Thiago Thobias, da Comissão de Diversidade e Inclusão da Fundação Getúlio Vargas (FGV), lembrou que muitos cotistas acabam evadindo por não conseguirem se manter financeiramente. Ele cobrou a aprovação da PEC do Fundo da Igualdade Racial (PEC 33/2016).
— Precisamos ter uma política de permanência que garanta o acompanhamento acadêmico quando preciso. E precisamos do Fundo de Promoção da Igualdade Racial. Não é possível que não tenha política para empreendedores negros. Não é possível que uma estatal não coloque política para empreendedores negros. Não é possível que no Orçamento tenha orçamento secreto de bilhões e não tenha uma política para a comunidade negra. Temos que taxar as grandes fortunas. Taxando as grandes fortunas, vem a reparação pelo Fundo da Igualdade Racial — afirmou.

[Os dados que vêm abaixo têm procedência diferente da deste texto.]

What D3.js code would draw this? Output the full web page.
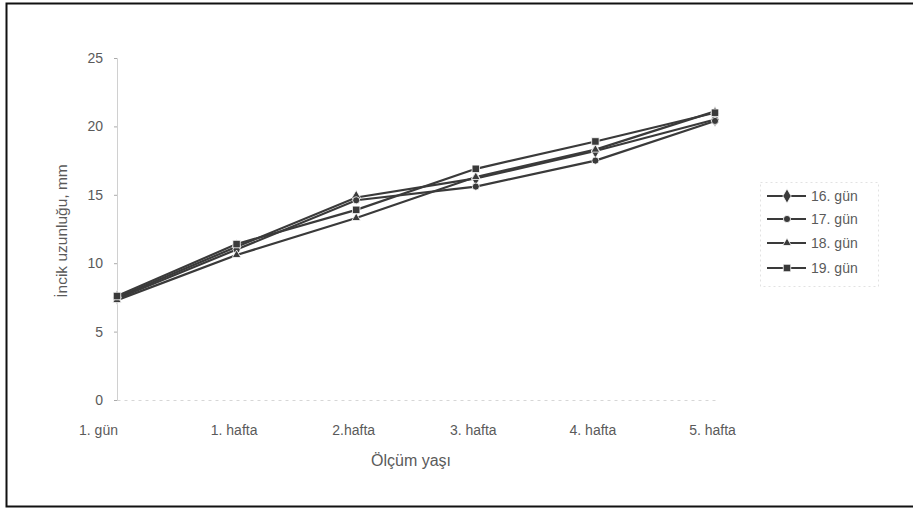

O reitor da Universidade Zumbi dos Palmares, José Vicente, elogiou a atuação do STF, da ex-presidente Dilma Roussef e do Parlamento no processo de criação e consolidação da Lei de Cotas.
— Quero registrar o papel extraordinário do STF e do Judiciário como um todo. Foram quase 500 mandados de segurança e quatro ações diretas de inconstitucionalidade contra as cotas e o Judiciário entendeu que a lei, além de isonômica, era constitucional. Registro também a postura valorosa da presidenta Dilma, que brindou o Brasil e os negros quando sancionou a lei. Com as cotas nas universidades, foi possível depois dar um salto mais exponencial, que foram as cotas no serviço público. Essas duas medidas são as mais relevantes de políticas públicas afirmativas da história do país — ressaltou Vicente.
O senador Guaracy Silveira (Avante-TO) destacou o papel abolicionista da Princesa Isabel, que assinou a Lei Áurea (Lei 3.353, de 1888). E a presidente da União Nacional dos Estudantes (UNE), Bruna Brelaz, criticou iniciativas de deputados que buscam revogar a Lei de Cotas.